• _EXERCISE INSTRUCTIONS_:
Restate all the material verbatim, except for the pictures.

########################################

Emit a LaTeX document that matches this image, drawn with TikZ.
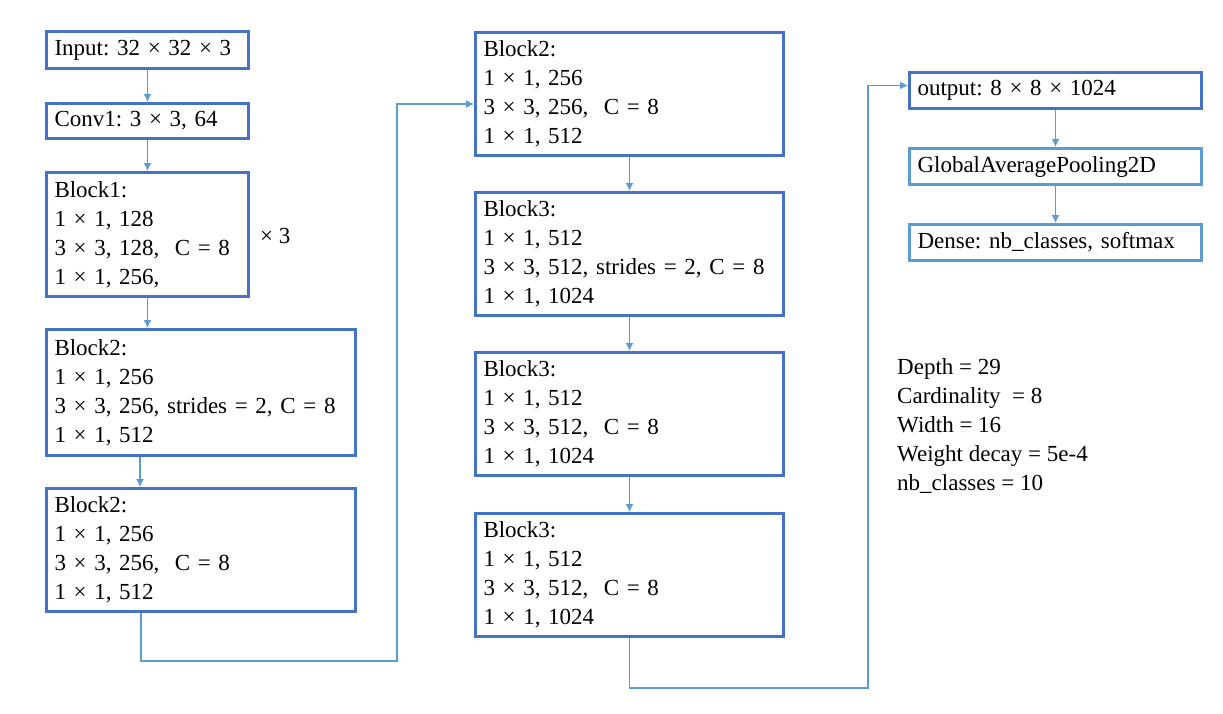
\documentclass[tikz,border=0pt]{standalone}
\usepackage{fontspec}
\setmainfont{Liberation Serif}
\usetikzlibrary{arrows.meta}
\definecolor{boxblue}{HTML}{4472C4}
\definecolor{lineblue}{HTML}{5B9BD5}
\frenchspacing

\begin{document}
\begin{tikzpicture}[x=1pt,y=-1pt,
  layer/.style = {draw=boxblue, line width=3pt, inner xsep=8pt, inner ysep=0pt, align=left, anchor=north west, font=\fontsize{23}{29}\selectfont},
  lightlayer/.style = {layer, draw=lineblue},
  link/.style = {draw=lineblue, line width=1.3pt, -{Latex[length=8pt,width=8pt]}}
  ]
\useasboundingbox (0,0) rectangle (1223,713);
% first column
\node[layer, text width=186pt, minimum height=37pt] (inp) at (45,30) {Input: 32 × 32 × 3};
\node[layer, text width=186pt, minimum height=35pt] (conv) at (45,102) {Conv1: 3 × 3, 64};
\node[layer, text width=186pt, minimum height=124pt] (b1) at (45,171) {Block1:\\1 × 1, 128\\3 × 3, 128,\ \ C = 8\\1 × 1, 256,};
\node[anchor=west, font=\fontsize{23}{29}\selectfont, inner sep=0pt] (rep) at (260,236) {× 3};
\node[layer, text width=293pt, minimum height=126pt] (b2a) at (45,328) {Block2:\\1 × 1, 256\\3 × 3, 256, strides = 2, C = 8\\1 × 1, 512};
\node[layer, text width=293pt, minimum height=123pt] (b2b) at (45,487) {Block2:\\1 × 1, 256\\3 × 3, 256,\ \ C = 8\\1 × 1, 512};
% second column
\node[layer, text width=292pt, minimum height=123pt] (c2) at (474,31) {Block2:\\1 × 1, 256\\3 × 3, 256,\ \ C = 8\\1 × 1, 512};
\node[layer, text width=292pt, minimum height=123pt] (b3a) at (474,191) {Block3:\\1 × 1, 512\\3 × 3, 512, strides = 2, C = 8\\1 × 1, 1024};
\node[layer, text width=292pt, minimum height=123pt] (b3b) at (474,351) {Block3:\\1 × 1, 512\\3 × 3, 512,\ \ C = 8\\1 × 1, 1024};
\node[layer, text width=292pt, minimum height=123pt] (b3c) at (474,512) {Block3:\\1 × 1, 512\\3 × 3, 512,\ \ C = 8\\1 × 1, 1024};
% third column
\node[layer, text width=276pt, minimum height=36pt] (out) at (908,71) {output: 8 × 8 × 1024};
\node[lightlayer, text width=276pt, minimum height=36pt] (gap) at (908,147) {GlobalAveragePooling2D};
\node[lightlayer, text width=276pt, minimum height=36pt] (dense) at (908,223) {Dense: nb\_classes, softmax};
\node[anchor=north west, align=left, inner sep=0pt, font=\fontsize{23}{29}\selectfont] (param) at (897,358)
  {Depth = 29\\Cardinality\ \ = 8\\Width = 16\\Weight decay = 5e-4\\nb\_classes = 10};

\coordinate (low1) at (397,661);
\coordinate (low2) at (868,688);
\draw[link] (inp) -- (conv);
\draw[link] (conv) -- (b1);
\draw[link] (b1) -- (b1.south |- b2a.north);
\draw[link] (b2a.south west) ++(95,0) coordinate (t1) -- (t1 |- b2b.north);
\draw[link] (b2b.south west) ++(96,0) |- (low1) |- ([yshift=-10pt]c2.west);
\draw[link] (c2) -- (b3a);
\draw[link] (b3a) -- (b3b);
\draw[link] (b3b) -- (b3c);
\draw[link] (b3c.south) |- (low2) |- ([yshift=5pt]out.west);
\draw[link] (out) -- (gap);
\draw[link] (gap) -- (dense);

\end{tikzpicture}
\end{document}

########################################

• _RESULT OF THE EXERCISE_:
Emit a LaTeX document that matches this image, drawn with TikZ.
\documentclass[tikz,border=0pt]{standalone}
\usepackage{fontspec}
\setmainfont{Liberation Serif}
\usetikzlibrary{arrows.meta}
\definecolor{boxblue}{HTML}{4472C4}
\definecolor{lineblue}{HTML}{5B9BD5}
\frenchspacing

\begin{document}
\begin{tikzpicture}[x=1pt,y=-1pt,
  layer/.style = {draw=boxblue, line width=3pt, inner xsep=8pt, inner ysep=0pt, align=left, anchor=north west, font=\fontsize{23}{29}\selectfont},
  lightlayer/.style = {layer, draw=lineblue},
  link/.style = {draw=lineblue, line width=1.3pt, -{Latex[length=8pt,width=8pt]}}
  ]
\useasboundingbox (0,0) rectangle (1223,713);
% first column
\node[layer, text width=186pt, minimum height=37pt] (inp) at (45,30) {Input: 32 × 32 × 3};
\node[layer, text width=186pt, minimum height=35pt] (conv) at (45,102) {Conv1: 3 × 3, 64};
\node[layer, text width=186pt, minimum height=124pt] (b1) at (45,171) {Block1:\\1 × 1, 128\\3 × 3, 128,\ \ C = 8\\1 × 1, 256,};
\node[anchor=west, font=\fontsize{23}{29}\selectfont, inner sep=0pt] (rep) at (260,236) {× 3};
\node[layer, text width=293pt, minimum height=126pt] (b2a) at (45,328) {Block2:\\1 × 1, 256\\3 × 3, 256, strides = 2, C = 8\\1 × 1, 512};
\node[layer, text width=293pt, minimum height=123pt] (b2b) at (45,487) {Block2:\\1 × 1, 256\\3 × 3, 256,\ \ C = 8\\1 × 1, 512};
% second column
\node[layer, text width=292pt, minimum height=123pt] (c2) at (474,31) {Block2:\\1 × 1, 256\\3 × 3, 256,\ \ C = 8\\1 × 1, 512};
\node[layer, text width=292pt, minimum height=123pt] (b3a) at (474,191) {Block3:\\1 × 1, 512\\3 × 3, 512, strides = 2, C = 8\\1 × 1, 1024};
\node[layer, text width=292pt, minimum height=123pt] (b3b) at (474,351) {Block3:\\1 × 1, 512\\3 × 3, 512,\ \ C = 8\\1 × 1, 1024};
\node[layer, text width=292pt, minimum height=123pt] (b3c) at (474,512) {Block3:\\1 × 1, 512\\3 × 3, 512,\ \ C = 8\\1 × 1, 1024};
% third column
\node[layer, text width=276pt, minimum height=36pt] (out) at (908,71) {output: 8 × 8 × 1024};
\node[lightlayer, text width=276pt, minimum height=36pt] (gap) at (908,147) {GlobalAveragePooling2D};
\node[lightlayer, text width=276pt, minimum height=36pt] (dense) at (908,223) {Dense: nb\_classes, softmax};
\node[anchor=north west, align=left, inner sep=0pt, font=\fontsize{23}{29}\selectfont] (param) at (897,358)
  {Depth = 29\\Cardinality\ \ = 8\\Width = 16\\Weight decay = 5e-4\\nb\_classes = 10};

\coordinate (low1) at (397,661);
\coordinate (low2) at (868,688);
\draw[link] (inp) -- (conv);
\draw[link] (conv) -- (b1);
\draw[link] (b1) -- (b1.south |- b2a.north);
\draw[link] (b2a.south west) ++(95,0) coordinate (t1) -- (t1 |- b2b.north);
\draw[link] (b2b.south west) ++(96,0) |- (low1) |- ([yshift=-10pt]c2.west);
\draw[link] (c2) -- (b3a);
\draw[link] (b3a) -- (b3b);
\draw[link] (b3b) -- (b3c);
\draw[link] (b3c.south) |- (low2) |- ([yshift=5pt]out.west);
\draw[link] (out) -- (gap);
\draw[link] (gap) -- (dense);

\end{tikzpicture}
\end{document}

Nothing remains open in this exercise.